Alejandro Sebastiani Verlezza (Caracas, 1982), es poeta y ensayista. Estudió Comunicación Social en la Universidad Santa María y Letras en la Universidad Central de Venezuela, donde es actualmente profesor. Ha publicado: Posdatas (Caracas: El Pez Soluble, 2009), el diario Derivas (Caracas: bid & co, 2013) y otro poemario: Canción de la encrucijada (Caracas: Editorial Eclepsidra, 2016). Ha preparado junto con Adalber Salas Hernández dos antologías: Tramas cruzadas, destinos comunes (Bogotá: Común Presencia Editores, 2013) y Destinos portátiles (Lima: Vallejo & Co, 2015). Preparó la antología poética Del fluir de Santos López (Madrid: Kalathos ediciones, 2016) y la selección de ensayos La otra locura de Armando Rojas Guardia (Caracas: bid & co, 2017).

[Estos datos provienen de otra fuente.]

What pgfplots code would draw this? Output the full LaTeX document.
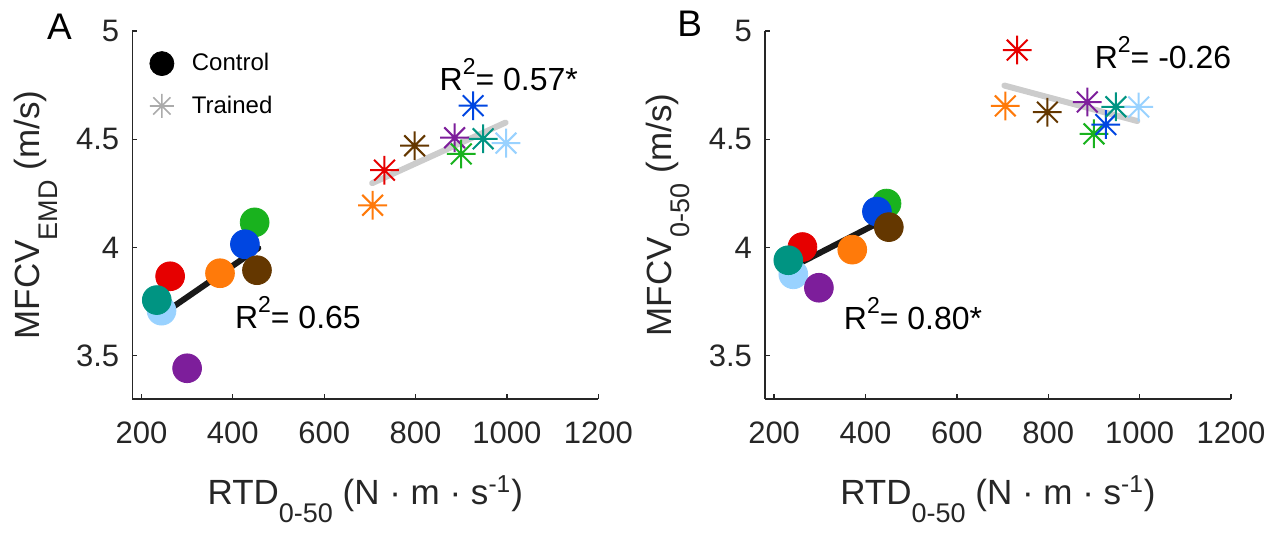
\documentclass[border=0pt]{standalone}
\usepackage{fontspec}
\setmainfont{Liberation Sans}
\usepackage{pgfplots}
\pgfplotsset{compat=1.18}

\definecolor{cRed}{RGB}{230,0,0}
\definecolor{cTeal}{RGB}{0,148,130}
\definecolor{cLBlue}{RGB}{153,210,255}
\definecolor{cPurple}{RGB}{125,30,155}
\definecolor{cOrange}{RGB}{255,122,10}
\definecolor{cBlue}{RGB}{0,70,225}
\definecolor{cGreen}{RGB}{25,178,30}
\definecolor{cBrown}{RGB}{100,55,0}
\definecolor{axgray}{RGB}{38,38,38}
\definecolor{fitgray}{RGB}{204,204,204}

% MATLAB-like asterisk: + and x together
\pgfdeclareplotmark{ast8}{%
  \pgfpathmoveto{\pgfqpoint{-\pgfplotmarksize}{0pt}}%
  \pgfpathlineto{\pgfqpoint{\pgfplotmarksize}{0pt}}%
  \pgfpathmoveto{\pgfqpoint{0pt}{-\pgfplotmarksize}}%
  \pgfpathlineto{\pgfqpoint{0pt}{\pgfplotmarksize}}%
  \pgfpathmoveto{\pgfqpoint{-0.72\pgfplotmarksize}{-0.72\pgfplotmarksize}}%
  \pgfpathlineto{\pgfqpoint{0.72\pgfplotmarksize}{0.72\pgfplotmarksize}}%
  \pgfpathmoveto{\pgfqpoint{-0.72\pgfplotmarksize}{0.72\pgfplotmarksize}}%
  \pgfpathlineto{\pgfqpoint{0.72\pgfplotmarksize}{-0.72\pgfplotmarksize}}%
  \pgfusepathqstroke}

\newcommand{\sub}[1]{\raisebox{-9pt}{\fontsize{13.5}{14}\selectfont #1}}
\newcommand{\rsq}{R\raisebox{0.5em}{\fontsize{11.5}{12}\selectfont 2}}
\tikzset{rtxt/.style={anchor=base west, inner sep=0pt, font=\fontsize{16}{18}\selectfont}}

\pgfplotsset{
  panel/.style={
    scale only axis, width=233pt, height=184pt, anchor=south west,
    xmin=180, xmax=1200, ymin=3.3, ymax=5,
    xtick={200,400,...,1200}, ytick={3.5,4,4.5,5},
    axis x line*=bottom, axis y line*=left,
    axis line style={-, axgray, line width=0.65pt},
    major tick style={axgray, line width=0.65pt},
    major tick length=2.6pt, tick align=inside,
    scaled ticks=false,
    /pgf/number format/1000 sep={},
    /pgf/number format/assume math mode=true,
    tick label style={font=\fontsize{15.5}{17}\selectfont, text=axgray},
    yticklabel style={xshift=-3pt},
    xticklabel style={yshift=-8pt},
    label style={font=\fontsize{17.5}{20}\selectfont, text=axgray},
    xlabel style={at={(axis description cs:0.5,-0.287)}, anchor=base},
    ylabel style={at={(axis description cs:-0.255,0.5)}, anchor=north, inner sep=0pt},
    xlabel={RTD\sub{0-50} (N · m · s\textsuperscript{-1})},
    clip=false,
  },
  ctrl/.style={only marks, mark=*, mark size=7.2pt, forget plot},
  trn/.style={only marks, mark=ast8, mark size=7.2pt, line width=1pt, forget plot},
  fitc/.style={no marks, line width=3pt, color=black!90, line cap=round, forget plot},
  fitt/.style={no marks, line width=3pt, color=fitgray, line cap=round, forget plot},
}

\begin{document}
\begin{tikzpicture}
\useasboundingbox (0,0) rectangle (641pt,266pt);

% ---------- panel A ----------
\begin{axis}[panel, at={(66.15pt,66.5pt)},
  ylabel={MFCV\sub{EMD} (m/s)},
  legend style={draw=none, fill=none, at={(rel axis cs:0.024,0.962)}, anchor=north west,
    font=\fontsize{12}{14}\selectfont, row sep=7pt},
  legend cell align=left,
  legend image code/.code={\draw[#1] plot coordinates {(0pt,0pt)};
    \path[draw=none, fill=none] (0pt,0pt) rectangle (13pt,0.1pt);},
]
\addplot[ctrl, cLBlue]  coordinates {(244,3.708)};
\addplot[ctrl, cRed]    coordinates {(262.8,3.867)};
\addplot[ctrl, cPurple] coordinates {(300,3.442)};
\addplot[ctrl, cOrange] coordinates {(372,3.881)};
\addplot[ctrl, cGreen]  coordinates {(447.8,4.116)};
\addplot[ctrl, cBlue]   coordinates {(426.5,4.015)};
\addplot[ctrl, cBrown]  coordinates {(452.9,3.895)};
\addplot[ctrl, cTeal]   coordinates {(233.6,3.757)};
\addplot[fitc] coordinates {(236.5,3.678) (455.8,3.997)};

\addplot[trn, cOrange] coordinates {(706,4.195)};
\addplot[trn, cRed]    coordinates {(732,4.357)};
\addplot[trn, cBrown]  coordinates {(798,4.470)};
\addplot[trn, cPurple] coordinates {(885.5,4.507)};
\addplot[trn, cGreen]  coordinates {(900,4.432)};
\addplot[trn, cBlue]   coordinates {(926,4.655)};
\addplot[trn, cTeal]   coordinates {(948,4.502)};
\addplot[trn, cLBlue]  coordinates {(998,4.482)};
\addplot[fitt] coordinates {(705,4.297) (997,4.577)};

\node[rtxt] at (axis cs:852,4.723) {\rsq= 0.57*};
\node[rtxt] at (axis cs:404,3.625) {\rsq= 0.65};

\addlegendimage{only marks, mark=*, mark size=6pt, black}
\addlegendentry{Control}
\addlegendimage{only marks, mark=ast8, mark size=6pt, line width=0.8pt, black!33}
\addlegendentry{Trained}
\end{axis}

% ---------- panel B ----------
\begin{axis}[panel, at={(382.5pt,66.5pt)},
  ylabel={MFCV\sub{0-50} (m/s)},
]
\addplot[ctrl, cLBlue]  coordinates {(242,3.876)};
\addplot[ctrl, cRed]    coordinates {(262,4.002)};
\addplot[ctrl, cPurple] coordinates {(298,3.814)};
\addplot[ctrl, cOrange] coordinates {(371,3.990)};
\addplot[ctrl, cGreen]  coordinates {(446,4.203)};
\addplot[ctrl, cBlue]   coordinates {(425,4.166)};
\addplot[ctrl, cBrown]  coordinates {(451,4.094)};
\addplot[ctrl, cTeal]   coordinates {(231,3.941)};
\addplot[fitc] coordinates {(240,3.910) (452,4.140)};

\addplot[trn, cOrange] coordinates {(706,4.654)};
\addplot[trn, cRed]    coordinates {(732,4.912)};
\addplot[trn, cBrown]  coordinates {(798,4.625)};
\addplot[trn, cPurple] coordinates {(885.5,4.672)};
\addplot[trn, cGreen]  coordinates {(900,4.525)};
\addplot[trn, cBlue]   coordinates {(926,4.568)};
\addplot[trn, cTeal]   coordinates {(948,4.650)};
\addplot[trn, cLBlue]  coordinates {(998,4.649)};
\addplot[fitt] coordinates {(704,4.748) (995,4.584)};

\node[rtxt] at (axis cs:901,4.825) {\rsq= -0.26};
\node[rtxt] at (axis cs:352,3.622) {\rsq= 0.80*};
\end{axis}

\node[anchor=base west, font=\fontsize{18.5}{20}\selectfont, inner sep=0pt] at (23.3pt,246.4pt) {A};
\node[anchor=base west, font=\fontsize{18.5}{20}\selectfont, inner sep=0pt] at (338.5pt,247.5pt) {B};
\end{tikzpicture}
\end{document}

Nota del Editor: Alejandro Sebastiani Verlezza hace referencia a la primera edición de País, publicada en Caracas por la Fundación Bigott. La segunda edición, que no se menciona en este trabajo, es la que hizo en el año 2014 la editorial española Pre-Textos. Una recopilación de la obra de Yolanda Pantin, con prólogo de Antonio López Ortega, cuyo título es también País. Yolanda Pantin. 2014. País. Poesía reunida (1981-2011). Valencia: Pre-Textos.